The National Institutes of Health has awarded $3.2 million to the University of Minnesota’s Minnesota Population Center for a multi-year project to expand the Integrated Public Use Microdata Series. The project will add demographic and geographic data on the entire U.S. population from 1790 to 1930, more than 600 million persons, to the IPUMS, quadrupling the quantity of U.S. census microdata available for scientific research.
These new data, which will allow for longitudinal surveys that trace individuals and families over a much longer period of time than previously available, will have far-reaching implications for research across the social and behavior sciences as well as medicine and healthcare.
The project is made possible through the donation of a database of U.S. census information from 1790 to 1930 by two of the nation’s largest genealogical organizations: Ancestry.com and FamilySearch.
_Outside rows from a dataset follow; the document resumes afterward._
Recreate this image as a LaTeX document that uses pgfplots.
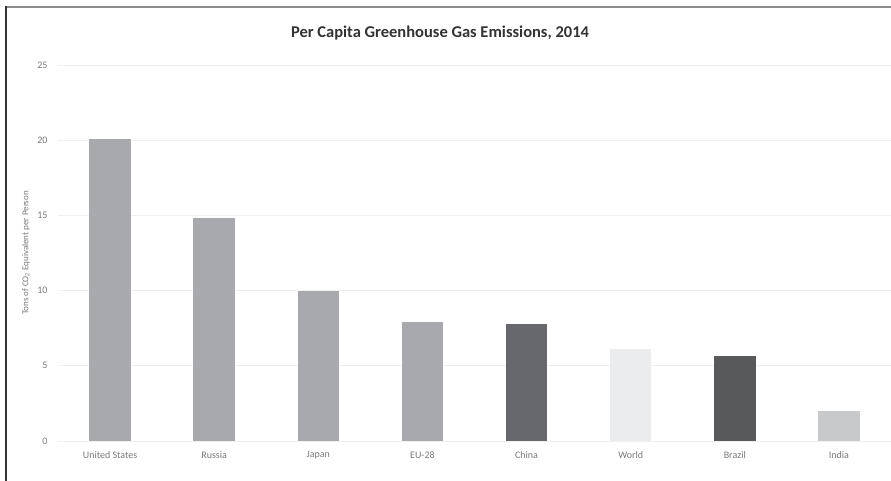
\documentclass[border=0pt]{standalone}
\usepackage{fontspec}
\setmainfont{Carlito}
\usepackage{pgfplots}
\pgfplotsset{compat=1.18}
\definecolor{barA}{HTML}{A8A9AC}
\definecolor{barChina}{HTML}{67686B}
\definecolor{barWorld}{HTML}{EBECED}
\definecolor{barBrazil}{HTML}{58595B}
\definecolor{barIndia}{HTML}{C8C9CB}
\definecolor{ticktext}{HTML}{7A7A7A}
\definecolor{titletext}{HTML}{333333}
\begin{document}
\begin{tikzpicture}
\useasboundingbox (0pt,0pt) rectangle (891pt,481pt);
\fill[white] (0pt,0pt) rectangle (891pt,481pt);
\draw[color=black!45, line width=1.5pt] (5pt,474pt) -- (891pt,474pt);
\draw[color=black!80, line width=1.2pt] (6pt,0pt) -- (6pt,474.75pt);
\node[text=titletext, font=\bfseries\fontsize{16.5}{18}\selectfont] at (440pt,448pt) {Per Capita Greenhouse Gas Emissions, 2014};
\begin{axis}[
  at={(58pt,40pt)}, anchor=south west,
  width=833pt, height=376pt, scale only axis,
  xmin=-0.5, xmax=7.5, ymin=0, ymax=25,
  ytick={0,5,10,15,20,25},
  xtick={0,1,2,3,4,5,6,7},
  xticklabels={United States,Russia,Japan,EU-28,China,World,Brazil,India},
  axis line style={draw=none},
  major tick length=0pt,
  ymajorgrids,
  grid style={color=black!6, line width=0.8pt},
  /pgf/number format/assume math mode=true,
  tick label style={font=\fontsize{10}{11}\selectfont, text=ticktext},
  yticklabel style={xshift=-7pt},
  xticklabel style={yshift=-7pt},
  ylabel={Tons of CO\textsubscript{2} Equivalent per Person},
  ylabel style={at={(axis description cs:-0.0385,0.5)}, anchor=center, font=\fontsize{9}{10}\selectfont, text=ticktext},
  ybar, bar width=41.5pt,
  every axis plot/.append style={draw=none, bar shift=0pt},
]
\addplot[fill=barA] coordinates {(0,20.1)};
\addplot[fill=barA] coordinates {(1,14.8)};
\addplot[fill=barA] coordinates {(2,10.0)};
\addplot[fill=barA] coordinates {(3,7.9)};
\addplot[fill=barChina] coordinates {(4,7.75)};
\addplot[fill=barWorld] coordinates {(5,6.1)};
\addplot[fill=barBrazil] coordinates {(6,5.65)};
\addplot[fill=barIndia] coordinates {(7,2.0)};
\end{axis}
\end{tikzpicture}
\end{document}
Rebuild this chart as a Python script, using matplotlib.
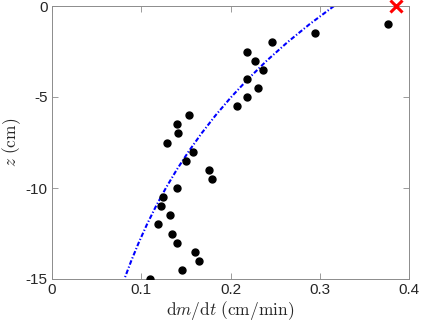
import matplotlib
matplotlib.use("Agg")
import matplotlib.pyplot as plt

plt.rcParams['axes.unicode_minus'] = False
plt.rcParams['mathtext.fontset'] = 'cm'
plt.rcParams['font.family'] = ['Liberation Sans', 'DejaVu Sans']

# measured points
z_pts = [-1.0, -1.5, -2.0, -2.5, -3.0, -3.5, -4.0, -4.5, -5.0, -5.5, -6.0, -6.5,
         -7.0, -7.5, -8.0, -8.5, -9.0, -9.5, -10.0, -10.5, -11.0, -11.5, -12.0,
         -12.5, -13.0, -13.5, -14.0, -14.5, -15.0]
rate_pts = [0.376, 0.295, 0.247, 0.218, 0.228, 0.236, 0.218, 0.231, 0.218, 0.207,
            0.154, 0.140, 0.141, 0.129, 0.158, 0.150, 0.176, 0.179, 0.140, 0.124,
            0.122, 0.132, 0.119, 0.134, 0.140, 0.160, 0.165, 0.146, 0.110]

# outlier marker
z_out = [0.0]
rate_out = [0.385]

# fitted curve
z_fit = [0, -1, -2, -3, -4, -5, -6, -7, -8, -9, -10, -11, -12, -13, -14, -15]
rate_fit = [0.316, 0.2886, 0.2636, 0.2407, 0.2199, 0.2008, 0.1834, 0.1675, 0.1530,
            0.1397, 0.1276, 0.1165, 0.1064, 0.0972, 0.0888, 0.0811]

xticks = [0, 0.1, 0.2, 0.3, 0.4]
xticklabels = ['0', '0.1', '0.2', '0.3', '0.4']
yticks = [0, -5, -10, -15]
yticklabels = ['0', '-5', '-10', '-15']

fig = plt.figure(figsize=(4.21, 3.25), dpi=100)
ax = fig.add_axes([52/421, 46/325, 357/421, 273/325])

ax.plot(rate_fit, z_fit, color='#0000ff', linestyle='-.', linewidth=1.5,
        dashes=(2.2, 1.0, 0.6, 1.0), zorder=2)
ax.plot(rate_pts, z_pts, 'o', color='black', markersize=5, zorder=3)
ax.plot(rate_out, z_out, 'x', color='#ff0000', markersize=8, markeredgewidth=2.2,
        clip_on=False, zorder=4)

ax.set_xlim(0, 0.4)
ax.set_ylim(-15, 0)
ax.set_xticks(xticks)
ax.set_xticklabels(xticklabels)
ax.set_yticks(yticks)
ax.set_yticklabels(yticklabels)

spine_color = '#8c8c8c'
for s in ax.spines.values():
    s.set_color(spine_color)
    s.set_linewidth(0.7)
ax.tick_params(direction='in', length=4, width=0.6, color=spine_color,
               labelsize=11, labelcolor='#262626', top=True, right=True, pad=3)

ax.set_xlabel(r'$\mathrm{d}m/\mathrm{d}t\ \mathrm{(cm/min)}$', fontsize=12.5,
              color='#262626', labelpad=1)
ax.set_ylabel(r'$z\ \mathrm{(cm)}$', fontsize=12.5, color='#262626', labelpad=2)

fig.savefig('out.png', dpi=100)
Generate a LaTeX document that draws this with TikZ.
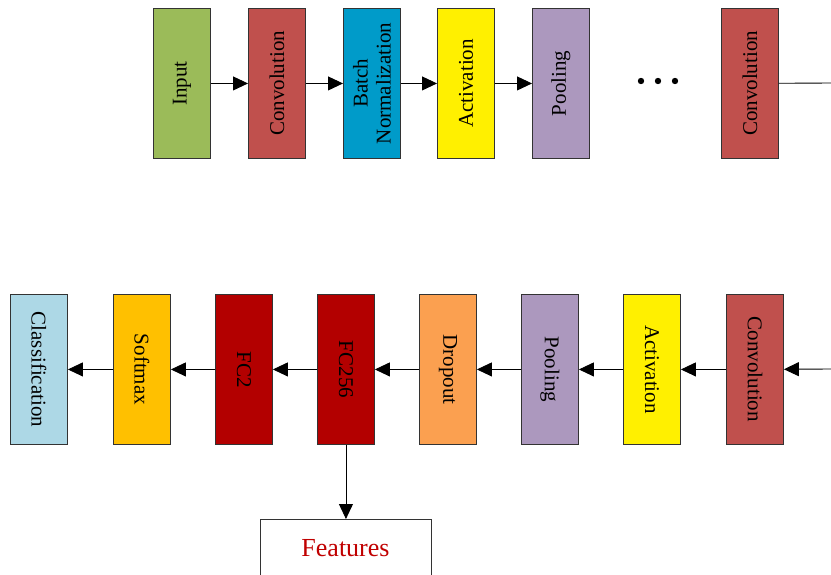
\documentclass[tikz,border=0pt]{standalone}
\usepackage{fontspec}
\setmainfont{Liberation Serif}
\usetikzlibrary{arrows.meta}
\definecolor{cinput}{HTML}{9BBB59}
\definecolor{cconv}{HTML}{C0504D}
\definecolor{cbn}{HTML}{009BC9}
\definecolor{cact}{HTML}{FFF000}
\definecolor{cpool}{HTML}{AC98BE}
\definecolor{cclass}{HTML}{ADD8E6}
\definecolor{csoft}{HTML}{FFC000}
\definecolor{cfc}{HTML}{B30000}
\definecolor{cdrop}{HTML}{FBA050}
\definecolor{cfeat}{HTML}{C00000}
\tikzset{
  layer/.style={draw=black!80, line width=0.9pt, minimum width=57pt, minimum height=150pt, inner sep=0pt, anchor=north west},
  lbl/.style={font=\fontsize{21}{23}\selectfont, inner sep=0pt},
  conn/.style={line width=0.9pt, -{Triangle[length=15pt,width=14pt]}},
  plain/.style={line width=0.9pt}
}
\begin{document}
\begin{tikzpicture}[x=1pt,y=-1pt]
\useasboundingbox (0,0) rectangle (831,575);
% top row (text reads bottom to top)
\node[layer, fill=cinput] (in) at (153,8) {};
\node[lbl, rotate=90] at (in.center) {Input};
\node[layer, fill=cconv] (c1) at (248,8) {};
\node[lbl, rotate=90] at (c1.center) {Convolution};
\node[layer, fill=cbn] (bn) at (343,8) {};
\node[lbl, rotate=90, align=center, font=\fontsize{21}{23}\selectfont] at (bn.center) {Batch\\Normalization};
\node[layer, fill=cact] (a1) at (437,8) {};
\node[lbl, rotate=90] at (a1.center) {Activation};
\node[layer, fill=cpool] (p1) at (532,8) {};
\node[lbl, rotate=90] at (p1.center) {Pooling};
\fill (641,81) circle (3.2) (658,81) circle (3.2) (675,81) circle (3.2);
\node[layer, fill=cconv] (c2) at (721,8) {};
\node[lbl, rotate=90] at (c2.center) {Convolution};
\coordinate (e1) at (831,83);
\draw[conn] (in) -- (c1);
\draw[conn] (c1) -- (bn);
\draw[conn] (bn) -- (a1);
\draw[conn] (a1) -- (p1);
\draw[plain] (c2) -- (e1);
% bottom row (text reads top to bottom)
\node[layer, fill=cclass] (cl) at (10,294) {};
\node[lbl, rotate=-90] at (cl.center) {Classification};
\node[layer, fill=csoft] (sm) at (113,294) {};
\node[lbl, rotate=-90] at (sm.center) {Softmax};
\node[layer, fill=cfc] (fc2) at (215,294) {};
\node[lbl, rotate=-90] at (fc2.center) {FC2};
\node[layer, fill=cfc] (fc256) at (317,294) {};
\node[lbl, rotate=-90] at (fc256.center) {FC256};
\node[layer, fill=cdrop] (dr) at (419,294) {};
\node[lbl, rotate=-90] at (dr.center) {Dropout};
\node[layer, fill=cpool] (p2) at (521,294) {};
\node[lbl, rotate=-90] at (p2.center) {Pooling};
\node[layer, fill=cact] (a2) at (623,294) {};
\node[lbl, rotate=-90] at (a2.center) {Activation};
\node[layer, fill=cconv] (c3) at (726,294) {};
\node[lbl, rotate=-90] at (c3.center) {Convolution};
\coordinate (e2) at (831,369);
\draw[conn] (e2) -- (c3);
\draw[conn] (c3) -- (a2);
\draw[conn] (a2) -- (p2);
\draw[conn] (p2) -- (dr);
\draw[conn] (dr) -- (fc256);
\draw[conn] (fc256) -- (fc2);
\draw[conn] (fc2) -- (sm);
\draw[conn] (sm) -- (cl);
% features
\node[draw=black!80, line width=0.9pt, minimum width=171pt, minimum height=70pt, inner sep=0pt, anchor=north west] (feat) at (260,519) {};
\node[text=cfeat, font=\fontsize{26}{28}\selectfont] at (345.5,548) {Features};
\draw[conn] (fc256) -- (fc256 |- feat.north);
\end{tikzpicture}
\end{document}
These data, which the two organizations independently collected and digitized over the past decade and combined in 2012, offer the earliest information available on key social and economic characteristics.
The data covers entire populations with full geographic detail, providing contextual information on neighborhood characteristics, including ethnic composition, demographic behavior and population mobility. Until now, the demographic data available to researchers for this historical period was limited. The MPC project will leverage cutting-edge technology to convert this immense body of raw data into a format suitable for scientific analysis.
According to Steve Ruggles, MPC executive director, this evidence sheds new light on previously held theories regarding mortality, fertility, migration and other demographic and health-related trends in the U.S.
For example, social theorists previously believed that ever-increasing geographic mobility contributed to the growth of new institutions in the U.S. in the twentieth century. However, a sampling of these new data reveal that mobility actually declined dramatically from the mid-nineteenth century to the mid-twentieth, both providing new information about our society and overturning previously held assumptions.
“Revealing the causal mechanisms underlying the massive structural shifts of the last century is crucial for understanding the forces that are now shaping twenty-first century society,” said Ruggles. “These massive data collections represent a permanent and substantial addition to the nation’s statistical infrastructure.”
The project also reflects larger trends in research toward the use of informatics, the process of examining large amounts of data of a variety of types (also known as “big data”) to uncover hidden patterns, unknown correlations and other useful information. For example, a medical researcher might use informatics to develop cures for certain types of cancer by examining large amounts of data on social or demographic behavior or genetic data.
Vice President for Research Brian Herman sees great promise in the use of informatics to enhance research excellence and to promote collaboration across disciplines and institutions.
“This NIH award represents a significant contribution to our understanding of American social behavior and health before 1930 that will have a direct impact on academic, scientific and clinical research,” said Herman. “Through this project and work in other areas, such as biomedical informatics, the U of M is leading the way in big data by increasing capacity and building a robust informatics infrastructure that will create a cutting edge research ecosystem.”